Esta es la convicción que llena el corazón del apóstol, como recordaba san Josemaría a sus hijos en los primeros años del Opus Dei: «No olvidéis, hijos míos, que no somos almas que se unen a otras almas para hacer una cosa buena. Eso es mucho... pero es poco. Somos apóstoles que cumplimos un mandato imperativo de Cristo»[3]. Precisamente porque pone su confianza en Dios, que es quien lo ha elegido y enviado, el apóstol puede cumplir este mandato divino con libertad personal, con generosidad y con alegría, dispuesto a cualquier sacrificio y moviéndose con esperanza y audacia.

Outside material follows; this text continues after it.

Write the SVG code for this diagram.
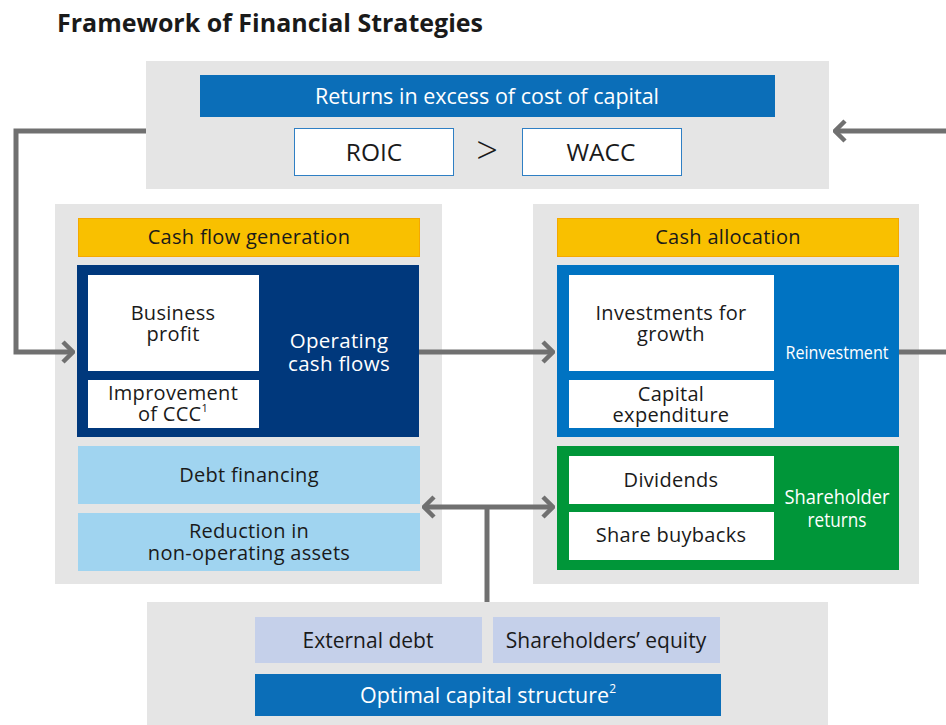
<svg xmlns="http://www.w3.org/2000/svg" width="946" height="725" viewBox="0 0 946 725">
<style>
text{font-family:"Open Sans","Noto Sans","DejaVu Sans",sans-serif;text-anchor:middle;dominant-baseline:central;fill:#1a1a1a}
.t{font-size:20px;letter-spacing:0.3px}
.w{fill:#ffffff}
.panel{fill:#e5e5e5}
.white{fill:#ffffff}
.yel{fill:#f9c000;stroke:#f5a800;stroke-width:1}
.lb{fill:#a0d4f0}
.lp{fill:#c5d0ea}
.con{fill:none;stroke:#707070;stroke-width:5}
</style>
<defs>
<marker id="chev" viewBox="0 0 14 24" refX="12" refY="12" markerWidth="14" markerHeight="24" markerUnits="userSpaceOnUse" orient="auto-start-reverse">
<path d="M2,2 L12,12 L2,22" fill="none" stroke="#707070" stroke-width="4.5"/>
</marker>
</defs>
<rect width="946" height="725" fill="#ffffff"/>
<text x="57" y="22" style="text-anchor:start;font-size:25px;font-weight:bold">Framework of Financial Strategies</text>

<g id="returns">
<rect class="panel" x="146" y="61" width="683" height="128"/>
<rect x="200" y="75" width="575" height="42" fill="#0b6eb8"/>
<text class="w" x="487" y="95.5" style="font-size:21.5px">Returns in excess of cost of capital</text>
<rect x="294.5" y="128.5" width="159" height="47" fill="#ffffff" stroke="#2f7fc4" stroke-width="1"/>
<text x="374" y="151.5" style="font-size:24.5px">ROIC</text>
<text x="487" y="149" style="font-size:38px;font-weight:300">&gt;</text>
<rect x="522.5" y="128.5" width="159" height="47" fill="#ffffff" stroke="#2f7fc4" stroke-width="1"/>
<text x="601" y="151.5" style="font-size:24.5px">WACC</text>
</g>

<g id="cash-flow-generation">
<rect class="panel" x="55" y="204" width="387" height="380"/>
<rect class="yel" x="78.5" y="218.5" width="341" height="38"/>
<text class="t" x="249" y="236.5">Cash flow generation</text>
<rect x="77" y="265" width="342" height="172" fill="#00387c"/>
<rect class="white" x="88" y="275" width="171" height="96"/>
<text class="t" x="173" y="312">Business</text>
<text class="t" x="173" y="333">profit</text>
<rect class="white" x="88" y="380" width="171" height="48"/>
<text class="t" x="173" y="392">Improvement</text>
<text class="t" x="173" y="413">of CCC<tspan style="font-size:11px" dy="-6">1</tspan></text>
<text class="t w" x="339" y="340" style="font-size:20.5px">Operating</text>
<text class="t w" x="339" y="362.5" style="font-size:20.5px">cash flows</text>
<rect class="lb" x="78" y="446" width="342" height="58"/>
<text class="t" x="249" y="474.5">Debt financing</text>
<rect class="lb" x="78" y="513" width="342" height="58"/>
<text class="t" x="249" y="530">Reduction in</text>
<text class="t" x="249" y="552">non-operating assets</text>
</g>

<g id="cash-allocation">
<rect class="panel" x="533" y="204" width="386" height="380"/>
<rect class="yel" x="557.5" y="218.5" width="341" height="38"/>
<text class="t" x="728" y="236.5">Cash allocation</text>
<rect x="557" y="265" width="342" height="172" fill="#0073c2"/>
<rect class="white" x="569" y="275" width="205" height="96"/>
<text class="t" x="671" y="312">Investments for</text>
<text class="t" x="671" y="333">growth</text>
<rect class="white" x="569" y="380" width="205" height="48"/>
<text class="t" x="671" y="393">Capital</text>
<text class="t" x="671" y="414">expenditure</text>
<text class="w" x="837" y="351.5" style="font-size:19px" textLength="103" lengthAdjust="spacingAndGlyphs">Reinvestment</text>
<rect x="557" y="446" width="342" height="124" fill="#009639"/>
<rect class="white" x="569" y="456" width="205" height="48"/>
<text class="t" x="671" y="479.5">Dividends</text>
<rect class="white" x="569" y="512" width="205" height="48"/>
<text class="t" x="671" y="534.5">Share buybacks</text>
<text class="w" x="837" y="496.5" style="font-size:20px" textLength="105" lengthAdjust="spacingAndGlyphs">Shareholder</text>
<text class="w" x="837" y="519" style="font-size:20px" textLength="59" lengthAdjust="spacingAndGlyphs">returns</text>
</g>

<g id="capital-structure">
<rect class="panel" x="147" y="602" width="681" height="123"/>
<rect class="lp" x="255" y="617" width="227" height="46"/>
<text x="368" y="639.5" style="font-size:21px">External debt</text>
<rect class="lp" x="493" y="617" width="227" height="46"/>
<text x="606" y="639.5" style="font-size:21px">Shareholders’ equity</text>
<rect x="255" y="674" width="466" height="42" fill="#0b6eb8"/>
<text class="w" x="488" y="694.5" style="font-size:21.5px">Optimal capital structure<tspan style="font-size:12px" dy="-7">2</tspan></text>
</g>

<g id="connectors">
<polyline class="con" points="146,131 16,131 16,352 73,352" marker-end="url(#chev)"/>
<line class="con" x1="419" y1="352" x2="553" y2="352" marker-end="url(#chev)"/>
<line class="con" x1="899" y1="352" x2="946" y2="352"/>
<line class="con" x1="946" y1="131" x2="835" y2="131" marker-end="url(#chev)"/>
<line class="con" x1="424" y1="507" x2="553" y2="507" marker-start="url(#chev)" marker-end="url(#chev)"/>
<line class="con" x1="487" y1="507" x2="487" y2="602"/>
</g>
</svg>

«EN CUALQUIER CASA que entréis, quedaos allí hasta que de allí os vayáis. Y si nadie os acoge, al salir de aquella ciudad, sacudíos el polvo de los pies en testimonio contra ellos» (Lc 9,4-5). Así concluye el Señor sus consejos para la misión apostólica. Jesús hace ver que, en ocasiones, el testimonio apostólico de sus enviados será bien acogido y, en cambio, otras veces no lo será. Para este último caso, recomienda a los doce que sacudan el polvo de sus pies: era un gesto gráfico en la cultura semita para mostrar que uno no quería conservar nada, ni siquiera un poco de tierra, del lugar donde le habían rechazado. En nuestro caso, nos ayuda a recordar que no deberíamos dejar que los fracasos o las negativas que cosecharemos al ser apóstoles queden como un peso en nuestro corazón, apagando poco a poco el entusiasmo sobrenatural que nos mueve.
«¿No te comprenden?... –escribía san Josemaría– Él era la Verdad y la Luz, pero tampoco los suyos le comprendieron. –Como tantas veces te he hecho considerar, acuérdate de las palabras del Señor: “no es el discípulo más que el Maestro”»[4]. Jesús es muy realista en su descripción de la vida apostólica. No oculta que esta exige renuncias –para no perder de vista la búsqueda de lo realmente valioso– y que no siempre se ve coronada por el éxito: a sus apóstoles no les faltarán dificultades, tribulaciones e incluso persecuciones (cfr. Lc 28,12-19); no irán por la vida logrando una victoria tras otra, y por eso no deben cifrar su alegría en los resultados inmediatos, sino en la fecundidad sobrenatural de su entrega. Recibirán el ciento por uno y la vida eterna (Mt 19,29) porque, de su testimonio de vida cristiana, de su fidelidad sin reservas a la misión apostólica, el Señor hará surgir una gran cantidad de frutos sobrenaturales, una abundancia que en muchos casos será inconmensurable para las estimaciones solamente humanas.
Podemos pedir a la Virgen María que avive en nuestros corazones un sentido de misión que nos haga ser y comportarnos como los primeros doce, sintiéndonos enviados del Señor y confiando en que él hará fructificar nuestro celo apostólico: «Tú y yo, hijos de Dios, cuando vemos a la gente, tenemos que pensar en las almas: he aquí un alma –hemos de decirnos– que hay que ayudar; un alma que hay que comprender; un alma con la que hay que convivir; un alma que hay que salvar»[5].
[1] Francisco, Audiencia, 15-III-2023.
[2] Mons. Fernando Ocáriz, Carta pastoral, 14-II-2017, n. 9.
[3] San Josemaría, Instrucción 19-III-1934, n. 27.
[4] San Josemaría, Surco, n. 239.
[5] San Josemaría, Meditación del 25-II-1963, en Crónica 1964, IX, p. 69 (AGP, biblioteca, P01).